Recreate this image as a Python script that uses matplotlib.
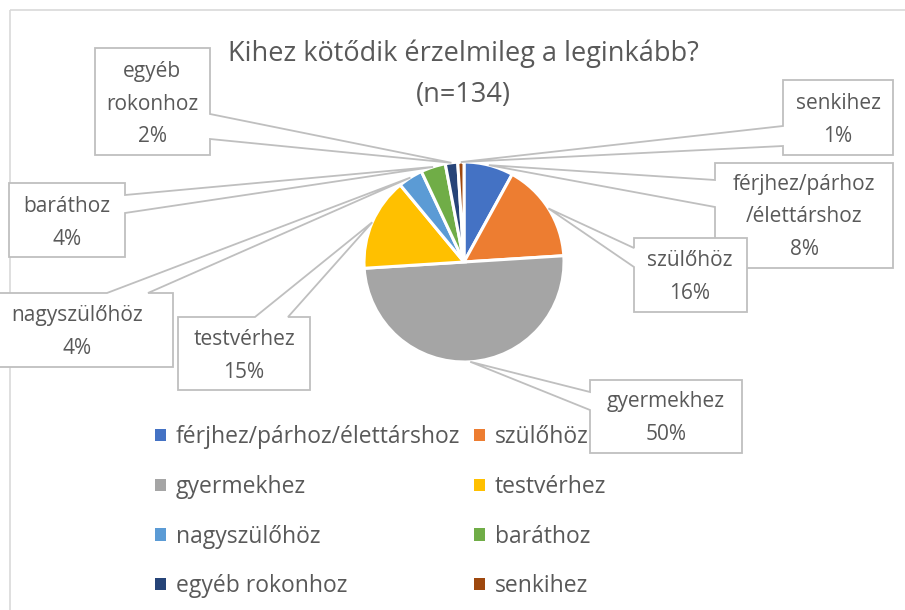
import matplotlib
matplotlib.use('Agg')
import matplotlib.pyplot as plt
from matplotlib.patches import Polygon, Rectangle
import numpy as np

plt.rcParams['font.family'] = ['Open Sans', 'DejaVu Sans']

# data
categories = ['férjhez/párhoz/élettárshoz', 'szülőhöz', 'gyermekhez', 'testvérhez',
              'nagyszülőhöz', 'baráthoz', 'egyéb rokonhoz', 'senkihez']
callout_names = ['férjhez/párhoz\n/élettárshoz', 'szülőhöz', 'gyermekhez', 'testvérhez',
                 'nagyszülőhöz', 'baráthoz', 'egyéb\nrokonhoz', 'senkihez']
percents = [8, 16, 50, 15, 4, 4, 2, 1]
colors = ['#4472C4', '#ED7D31', '#A5A5A5', '#FFC000',
          '#5B9BD5', '#70AD47', '#264478', '#9E480E']
title = 'Kihez kötődik érzelmileg a leginkább?\n(n=134)'

W, H = 905, 610
text_col = '#595959'
line_col = '#BFBFBF'

fig = plt.figure(figsize=(W / 100, H / 100), dpi=100)
ax = fig.add_axes([0, 0, 1, 1])

# pie in pixel coordinates (y axis points down)
cx, cy, r = 464, 262, 100
wedges, _ = ax.pie(percents, colors=colors, center=(cx, cy), radius=r,
                   startangle=-90, counterclock=True,
                   wedgeprops=dict(edgecolor='white', linewidth=2.2))
ax.set_xlim(0, W)
ax.set_ylim(H, 0)
ax.set_aspect('equal')
ax.axis('off')

# chart border
ax.add_patch(Rectangle((10, 10), W + 40, H + 40, fill=False, ec='#D9D9D9', lw=1.2, zorder=0))

ax.text(463, 74, title, ha='center', va='center', fontsize=19.5, color=text_col,
        linespacing=1.6)

# callout boxes: (x0, y0, x1, y1), side of wedge, wedge base (a, b), text centre
callouts = [
    ((715, 163, 893, 268), 'left', (180, 207), (804, 217)),
    ((634, 238, 747, 312), 'left', (248, 267), (690, 277)),
    ((590, 380, 742, 453), 'left', (392, 410), (666, 418)),
    ((178, 317, 310, 390), 'top', (255, 288), (244, 356)),
    ((-20, 293, 173, 367), 'top', (107, 148), (77, 332)),
    ((9, 183, 125, 257), 'right', (195, 213), (67, 223)),
    ((95, 48, 210, 155), 'right', (114, 139), (152, 104)),
    ((783, 80, 893, 155), 'left', (126, 146), (838, 120)),
]


def callout_poly(box, side, base, tip):
    x0, y0, x1, y1 = box
    a, b = base
    if side == 'top':
        return [(x0, y0), (a, y0), tip, (b, y0), (x1, y0), (x1, y1), (x0, y1)]
    if side == 'right':
        return [(x0, y0), (x1, y0), (x1, a), tip, (x1, b), (x1, y1), (x0, y1)]
    if side == 'left':
        return [(x0, y0), (x1, y0), (x1, y1), (x0, y1), (x0, b), tip, (x0, a)]
    return [(x0, y0), (x1, y0), (x1, y1), (b, y1), tip, (a, y1), (x0, y1)]


for i, (w, (box, side, base, tc)) in enumerate(zip(wedges, callouts)):
    th = np.deg2rad((w.theta1 + w.theta2) / 2)
    tip = (cx + 1.0 * r * np.cos(th), cy + 1.0 * r * np.sin(th))
    poly = Polygon(callout_poly(box, side, base, tip), closed=True, fc='white',
                   ec=line_col, lw=1.3, zorder=3 + i)
    ax.add_patch(poly)
    ax.text(tc[0], tc[1], '%s\n%d%%' % (callout_names[i], percents[i]), ha='center',
            va='center', fontsize=15, color=text_col, linespacing=1.7, zorder=3 + i)

order = [0, 2, 4, 6, 1, 3, 5, 7]
leg = ax.legend([wedges[k] for k in order], [categories[k] for k in order], ncol=2,
                loc='upper left', bbox_to_anchor=(144 / W, 1 - 414 / H), frameon=False,
                fontsize=16.5, handlelength=0.45, handleheight=0.45, handletextpad=0.45,
                columnspacing=0.6, labelspacing=1.12, borderpad=0)
for t in leg.get_texts():
    t.set_color(text_col)
for h in leg.legend_handles:
    h.set_edgecolor('none')

fig.savefig('out.png', dpi=100)
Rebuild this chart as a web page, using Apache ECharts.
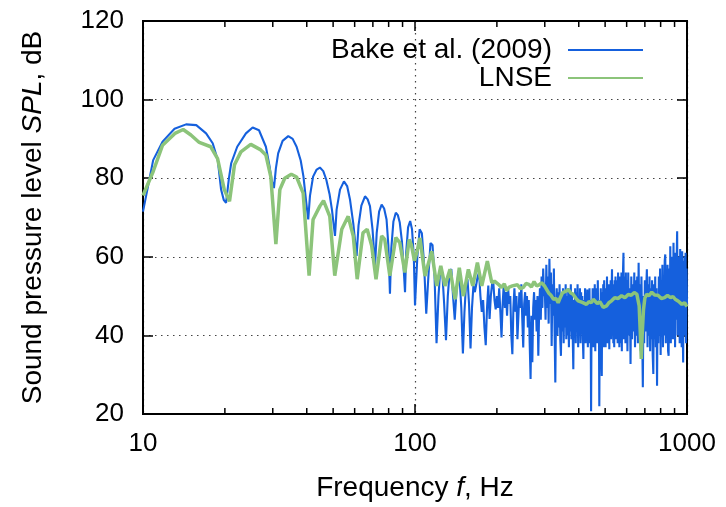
<!DOCTYPE html>
<html>
<head>
<meta charset="utf-8">
<script src="https://cdn.jsdelivr.net/npm/echarts@6/dist/echarts.min.js"></script>
<style>
html, body { margin: 0; padding: 0; background: #fff; }
#chart { width: 726px; height: 507px; }
</style>
</head>
<body>
<div id="chart"></div>
<script>
// Bake et al. (2009), smooth lobes below 100 Hz: [frequency Hz, SPL dB]
var bakeSmooth = [
    [10, 71.5], [10.9, 84.6], [11.8, 89.3], [13.06, 92.6], [14.4, 93.7], [15.7, 93.5], [17.06, 91.4],
    [18.04, 88.9], [18.83, 84.6], [19.37, 77.1], [19.8, 74.5], [20.2, 73.7], [20.7, 80], [21.1, 83.8],
    [22.2, 88], [23.9, 91.4], [25.3, 92.9], [26.7, 92.2], [28.3, 88], [29.2, 83], [29.7, 79.5], [30.3, 77.5],
    [30.8, 82.5], [31.4, 86.3], [32.6, 89.5], [34.2, 90.7], [35.5, 90], [36.7, 88], [38.0, 84.5], [38.9, 80.4],
    [39.8, 74], [40.5, 69.5], [41.1, 75.5], [42.2, 80.4], [43.5, 82.2], [44.7, 82.7], [46.0, 81.8], [47.2, 79.6],
    [48.5, 76], [49.5, 72], [50.8, 65.3], [51.5, 72], [53.0, 77.1], [54.8, 79.2], [56.3, 78], [57.7, 74.5],
    [59.3, 68.5], [61.0, 60.2], [62.0, 68], [63.5, 73], [65.5, 75.4], [67, 74.6], [68.3, 72.9], [69.8, 67],
    [71.3, 57.7], [72.3, 66], [73.8, 71.5], [75.4, 73.3], [77, 72.3], [78.6, 69.5], [79.8, 63], [80.9, 50.6],
    [81.8, 62], [83.3, 69], [85.0, 71.2], [86.5, 70.6], [87.9, 68.7], [89.5, 64], [90.7, 58], [91.9, 51],
    [92.8, 61], [94.3, 67.5], [96, 69.1], [97.5, 67], [99, 60]
];

// Bake, 100..298 Hz every 2 Hz
var bakeStart1 = 100, bakeStep1 = 2;
var bakeNoise1 = [
    47.6, 60, 67, 66, 58, 45.5, 55, 63.5, 63, 55,
    38, 50, 57.3, 56, 48, 38.8, 50, 56, 56.9, 50,
    44, 51, 55.2, 54, 47, 35.4, 46, 53, 54.3, 48,
    36.7, 47, 52.7, 51, 53, 55, 56, 50, 46, 49,
    42, 37.5, 47, 52.7, 44.2, 50, 53, 53.6, 49, 46.6,
    50, 47, 52, 46, 39.5, 48, 53, 47, 51, 45,
    52, 48, 50, 40, 35.2, 47, 52, 46, 50, 39,
    45, 51, 47, 53, 44, 36.9, 48, 51, 45, 50,
    42, 49, 38, 28.9, 45, 33.2, 47, 51, 44, 49,
    41, 50, 34.8, 46, 52, 44, 55, 47, 57, 50
];

// Bake, 300..598 Hz every 2 Hz
var bakeStart2 = 300, bakeStep2 = 2;
var bakeNoise2 = [
    52, 44, 58, 47, 55, 43, 59.5, 48, 56, 37.3,
    53, 45, 57, 41, 28, 47, 52, 40, 51, 42,
    53, 39, 34.8, 50, 41, 52, 38, 51, 42, 53,
    39, 50, 40, 52, 37, 51, 41, 53, 39, 50,
    40, 31.4, 49, 42, 52, 38, 51, 41, 53, 37,
    50, 40, 52, 38, 51, 42, 50, 39, 34, 49,
    41, 52, 38, 50, 40, 51.7, 37, 50, 41, 52,
    38, 49, 20.7, 48, 40, 52, 37, 51, 39, 53,
    36, 50, 41, 52, 38, 54, 40, 49, 22, 47,
    39, 52, 35, 29.7, 51, 40, 53, 37, 54, 41,
    50, 37, 52, 40, 55, 38, 51, 41, 53, 36.5,
    52, 40, 54, 39, 51, 56.8, 41, 53, 38, 52,
    37, 54, 40, 55, 39, 52, 41, 54, 38, 56,
    40, 53, 37, 55, 41, 52, 38, 56, 36, 54,
    40, 57, 61, 39, 55, 42, 53, 38, 56, 40
];

// Bake, 600..1000 Hz every 4 Hz
var bakeStart3 = 600, bakeStep3 = 4;
var bakeNoise3 = [
    54, 36, 56, 40, 52,
    32.7, 55, 39, 53, 41, 56, 37, 54, 40, 55,
    38, 58.5, 40, 53, 36, 55, 42, 26.8, 50, 38,
    54, 41, 52, 56.8, 37, 53, 40, 55, 36, 52,
    39, 54, 35, 30.2, 53, 39, 55, 37, 52, 27.2,
    50, 38, 55, 40, 57, 35, 54, 41, 58, 37,
    55, 40, 59, 60.6, 38, 56, 42, 58, 36, 34.8,
    57, 40, 62.7, 38, 58, 43, 60, 39, 63.6, 41,
    58, 37, 61, 44, 59, 66.5, 40, 57, 41.6, 60,
    38, 62, 43, 58, 37, 61.4, 42, 33.1, 59, 40,
    60, 44, 61, 38, 57, 48
];

// LNSE: [frequency Hz, SPL dB]
var lnse = [
    [10, 75.6], [10.9, 81.7], [11.8, 88.4], [13.1, 91.4], [14.05, 92.4], [15.0, 91], [16.1, 89.1],
    [17.75, 88], [18.8, 85], [19.9, 77.1], [20.8, 74.1], [21.7, 83.4], [22.9, 86.7], [24.9, 88.6],
    [27.1, 87.2], [28.3, 85.9], [29.5, 80.4], [30.8, 63.2], [31.85, 77.1], [33.2, 80], [35.1, 81],
    [36.7, 80.3], [38.8, 76.2], [40.8, 55.2], [42.2, 69.5], [44.7, 72.9], [46.1, 74.3], [48.6, 70.3],
    [50.7, 55.2], [53.8, 67], [56.8, 70.3], [59.3, 65.3], [61.3, 54.3], [64.4, 66.1], [66.7, 67],
    [69.3, 62.8], [71.9, 54.3], [75.4, 65.3], [77.4, 64.4], [80.8, 55.2], [85.0, 64.9], [87.9, 63.6],
    [91.8, 56], [95.2, 64.4], [97, 63], [99.5, 59], [101.5, 61], [104.3, 64.8], [108.8, 55.1],
    [115.2, 61.4], [120.2, 52.6], [124.4, 57.7], [128.9, 52.6], [134.5, 56.8], [140.4, 49.2],
    [145.5, 57.2], [150.6, 50], [157.1, 56.8], [163.1, 52.6], [169.6, 58.5], [176, 52.6], [184.5, 58.9],
    [191.6, 53.4], [196, 53.8], [202.6, 53], [208, 52.2], [213, 53.1], [217, 51.4], [222, 52.3], [228, 52.6],
    [238, 52.9], [244, 51.9], [250, 52.2], [256, 53.2], [262, 53], [268, 52.3], [274, 53.7], [280, 52.6],
    [285, 52.8], [292, 53.4], [300, 52.5], [310, 50.8], [316, 50.2], [323, 49.2], [330, 49.4], [336, 48.3],
    [342, 49.6], [349, 50.9], [358, 51.2], [366, 51.7], [374, 50.8], [381, 50.5], [390, 49.5], [398, 48.8],
    [412, 48.4], [427, 47.9], [436, 48.6], [445, 48.3], [452, 49.2], [459, 48.8], [468, 48.1], [478, 48.6],
    [492, 47.1], [506, 47.5], [516, 48.3], [528, 48.8], [542, 49.6], [559, 49.4], [575, 50.1], [591, 49.6],
    [608, 50.4], [624, 50.2], [640, 50.9], [654, 50.5], [667, 47.5], [674, 40], [679, 34], [684, 40],
    [692, 46.6], [700, 49.5], [711, 50.5], [725, 50.1], [742, 51], [760, 50.3], [782, 50.2], [805, 49.4],
    [827, 49.6], [848, 50.2], [870, 49.6], [888, 49.9], [905, 49.2], [930, 48.7], [958, 47.9], [980, 48.3],
    [1000, 47.3]
];

var minorTicks = [20, 30, 40, 50, 60, 70, 80, 90, 200, 300, 400, 500, 600, 700, 800, 900];
var seriesNames = ['Bake et al. (2009)', 'LNSE'];

var font = 'Liberation Sans';

function toPairs(values, start, step) {
    return values.map(function (v, i) { return [start + step * i, v]; });
}

var bakeData = bakeSmooth
    .concat(toPairs(bakeNoise1, bakeStart1, bakeStep1))
    .concat(toPairs(bakeNoise2, bakeStart2, bakeStep2))
    .concat(toPairs(bakeNoise3, bakeStart3, bakeStep3));

var myChart = echarts.init(document.getElementById('chart'));

var dotted = { color: '#444', type: [1.5, 4.5], width: 1.2 };

var option = {
    animation: false,
    backgroundColor: '#fff',
    grid: { left: 143, right: 39, top: 21, bottom: 92, show: true, borderColor: '#000', borderWidth: 2 },
    legend: {
        data: seriesNames,
        orient: 'vertical',
        align: 'right',
        right: 77,
        top: 31,
        itemWidth: 75,
        itemHeight: 14,
        itemGap: 0,
        itemStyle: { opacity: 0, color: 'rgba(0,0,0,0)', borderWidth: 0 },
        textStyle: { fontSize: 28, color: '#000', fontFamily: font, lineHeight: 28, padding: [0, 11, 0, 0] }
    },
    xAxis: [{
        type: 'log', logBase: 10, min: 10, max: 1000, position: 'bottom',
        axisLine: { show: true, lineStyle: { color: '#000', width: 2 } },
        axisTick: { inside: true, length: 10, lineStyle: { color: '#000', width: 1.5 } },
        axisLabel: {
            fontSize: 26, color: '#000', fontFamily: font, margin: 17,
            formatter: function (v) { return String(Math.round(v)); }
        },
        splitLine: { show: true, lineStyle: dotted },
        name: 'Frequency {i|f}, Hz',
        nameLocation: 'middle',
        nameGap: 60,
        nameTextStyle: {
            fontSize: 28, color: '#000', fontFamily: font,
            rich: { i: { fontSize: 28, color: '#000', fontFamily: font, fontStyle: 'italic' } }
        }
    }, {
        type: 'log', logBase: 10, min: 10, max: 1000, position: 'top',
        axisLine: { show: true, lineStyle: { color: '#000', width: 2 } },
        axisTick: { inside: true, length: 10, lineStyle: { color: '#000', width: 1.5 } },
        axisLabel: { show: false },
        splitLine: { show: false }
    }],
    yAxis: [{
        type: 'value', min: 20, max: 120, interval: 20, position: 'left',
        axisLine: { show: true, lineStyle: { color: '#000', width: 2 } },
        axisTick: { inside: true, length: 10, lineStyle: { color: '#000', width: 1.5 } },
        axisLabel: { fontSize: 26, color: '#000', fontFamily: font, margin: 19 },
        splitLine: { show: true, lineStyle: dotted },
        name: 'Sound pressure level {i|SPL}, dB',
        nameLocation: 'middle',
        nameRotate: 90,
        nameGap: 96,
        nameTextStyle: {
            fontSize: 28, color: '#000', fontFamily: font,
            rich: { i: { fontSize: 28, color: '#000', fontFamily: font, fontStyle: 'italic' } }
        }
    }, {
        type: 'value', min: 20, max: 120, interval: 20, position: 'right',
        axisLine: { show: true, lineStyle: { color: '#000', width: 2 } },
        axisTick: { inside: true, length: 10, lineStyle: { color: '#000', width: 1.5 } },
        axisLabel: { show: false },
        splitLine: { show: false }
    }],
    series: [
        {
            name: seriesNames[0],
            type: 'line',
            data: bakeData,
            symbol: 'none',
            lineStyle: { color: '#1560dd', width: 2.1 },
            itemStyle: { color: '#1560dd' },
            z: 2
        },
        {
            name: seriesNames[1],
            type: 'line',
            data: lnse,
            symbol: 'none',
            lineStyle: { color: '#8cc47a', width: 3.5 },
            itemStyle: { color: '#8cc47a' },
            z: 3
        },
        {
            // minor ticks of the log axis, bottom and top
            type: 'custom',
            silent: true,
            data: minorTicks.map(function (f) { return [f, 20]; }),
            renderItem: function (params, api) {
                var b = api.coord([api.value(0), 20]);
                var t = api.coord([api.value(0), 120]);
                return {
                    type: 'group',
                    children: [
                        { type: 'line', shape: { x1: b[0], y1: b[1], x2: b[0], y2: b[1] - 6 }, style: { stroke: '#000', lineWidth: 1.5 } },
                        { type: 'line', shape: { x1: t[0], y1: t[1], x2: t[0], y2: t[1] + 6 }, style: { stroke: '#000', lineWidth: 1.5 } }
                    ]
                };
            },
            z: 5
        }
    ]
};

myChart.setOption(option);
</script>
</body>
</html>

**********

▶ THE REQUEST:
Pictures excluded, repeat exactly the lines from the top of the material through the line with "linespacing=1.6)", including both of those lines.

▶ WRITTEN SOLUTION:
Recreate this image as a Python script that uses matplotlib.
import matplotlib
matplotlib.use('Agg')
import matplotlib.pyplot as plt
from matplotlib.patches import Polygon, Rectangle
import numpy as np

plt.rcParams['font.family'] = ['Open Sans', 'DejaVu Sans']

# data
categories = ['férjhez/párhoz/élettárshoz', 'szülőhöz', 'gyermekhez', 'testvérhez',
              'nagyszülőhöz', 'baráthoz', 'egyéb rokonhoz', 'senkihez']
callout_names = ['férjhez/párhoz\n/élettárshoz', 'szülőhöz', 'gyermekhez', 'testvérhez',
                 'nagyszülőhöz', 'baráthoz', 'egyéb\nrokonhoz', 'senkihez']
percents = [8, 16, 50, 15, 4, 4, 2, 1]
colors = ['#4472C4', '#ED7D31', '#A5A5A5', '#FFC000',
          '#5B9BD5', '#70AD47', '#264478', '#9E480E']
title = 'Kihez kötődik érzelmileg a leginkább?\n(n=134)'

W, H = 905, 610
text_col = '#595959'
line_col = '#BFBFBF'

fig = plt.figure(figsize=(W / 100, H / 100), dpi=100)
ax = fig.add_axes([0, 0, 1, 1])

# pie in pixel coordinates (y axis points down)
cx, cy, r = 464, 262, 100
wedges, _ = ax.pie(percents, colors=colors, center=(cx, cy), radius=r,
                   startangle=-90, counterclock=True,
                   wedgeprops=dict(edgecolor='white', linewidth=2.2))
ax.set_xlim(0, W)
ax.set_ylim(H, 0)
ax.set_aspect('equal')
ax.axis('off')

# chart border
ax.add_patch(Rectangle((10, 10), W + 40, H + 40, fill=False, ec='#D9D9D9', lw=1.2, zorder=0))

ax.text(463, 74, title, ha='center', va='center', fontsize=19.5, color=text_col,
        linespacing=1.6)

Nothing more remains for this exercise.